Fuga col botto. C’è paura. Paura che Marquez danneggi l’immagine di tutto quello che casualmente tocca. Perché adesso, già solo a pronunciare Marc Marquez, si rischia di rimanere con la lingua impigliata. Lo temono i rivenditori italiani del marchio Honda, che paventano l’allontanamento dei clienti, lo urla la rete che di consensi negativi ne è piena fino all’orlo. Forse è meglio non affrettare la smentita di voci che parlano di contratti stracciati e sponsorizzazioni giunte al capolinea. Perché arrivati a questo punto, forse è meglio fare finta di niente, lasciando che insulti e minacce di boicottaggio a Honda e sponsor come Repsol, Red Bull e Gas vengano additati solo come l’irrefrenabile sfogo di chi la pensa come gli altri. Perché il danno d’immagine è già bello e grosso così com’è che è meglio non rigirare il coltello nella piaga. Perché con dichiarazioni di stima e fiducia nei confronti di Marc si è fatto addirittura peggio.

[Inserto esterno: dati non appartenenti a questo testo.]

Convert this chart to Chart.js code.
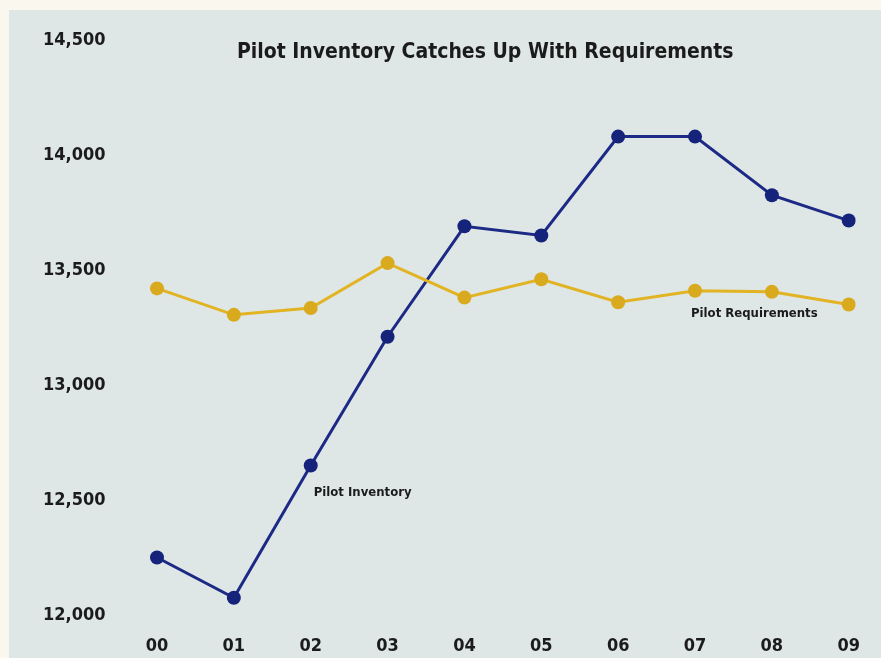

Meglio allora far saltare tutto senza fare troppo rumore, lasciando che contratti e clausole scoppino, per dire, da soli. Al botto finale manca solo Marc, che dalle stelle di una Honda ereditata da Stoner passa a stalle maiorchine, dove il rivale lo aspetta per inzuppare nel latte il biscottone mundial.
Quanto gli costa la figuraccia. Salato è il prezzo da pagare per un comportamento non consono, per non dire anti sportivo, che peserà nelle scelte commerciali di brand e sponsor che fino ad oggi gli hanno coperto ogni centimetro della tuta pur di assicurarsi quel posto in prima fila che solo nella passata stagione gli è riuscito in sedici Gp su diciotto round disputati. “Ci vorranno mesi, non per dimenticare, perché non sarà mai possibile dimenticare” ha ammesso Valentino Rossi per sé, profetizzando i tempi di un primo colpo di spugna a levare il grosso dello sporco di una delusione impossibile da cancellare. Un lungo inverno per riflettere e ritrovare la carica prima che si arrivi ai test invernali ma comunque fatto di impegni per i quali è necessario rivedere atteggiamenti e dichiarazioni, a meno che non si decida di continuare a giocare con quel fuoco da sui Marquez è già uscito bruciato. Per lo spagnolo la lite con il ‘dottore’ non si è tradotta in un buon affare, almeno in termini pubblicitari, perché di agonismo e integrità morale per future collaborazioni non restano che frantumi, spazzati via quasi fossero record in pista. Stracciati così come la fine che rischia di fare il contratto tra Marquez e la Vr46, l’azienda di Valentino Rossi, che secondo stime mai confermate, verserebbe 500mila euro l’anno nelle tasche di Marquez proprio in diritti d’immagine, a fronte di un fatturato di 12 milioni e mezzo derivante dal merchandising di capellini, magliette, felpe, giubbotti, gadget e quant’altro porti il numero 93. Ora però, più dei soldi, conta l’onore perché tra conferme e smentite, la vera risposta l’ha data proprio Rossi che nella retorica di un “secondo voi?” ha detto più di quanto un comunicato stampa possa fare. Infine la Honda, ultima ma prima e indispensabile arma nelle mani di Marquez per provare a riscrivere la storia ma che senza la quale neppure questa sarebbe mai esistita.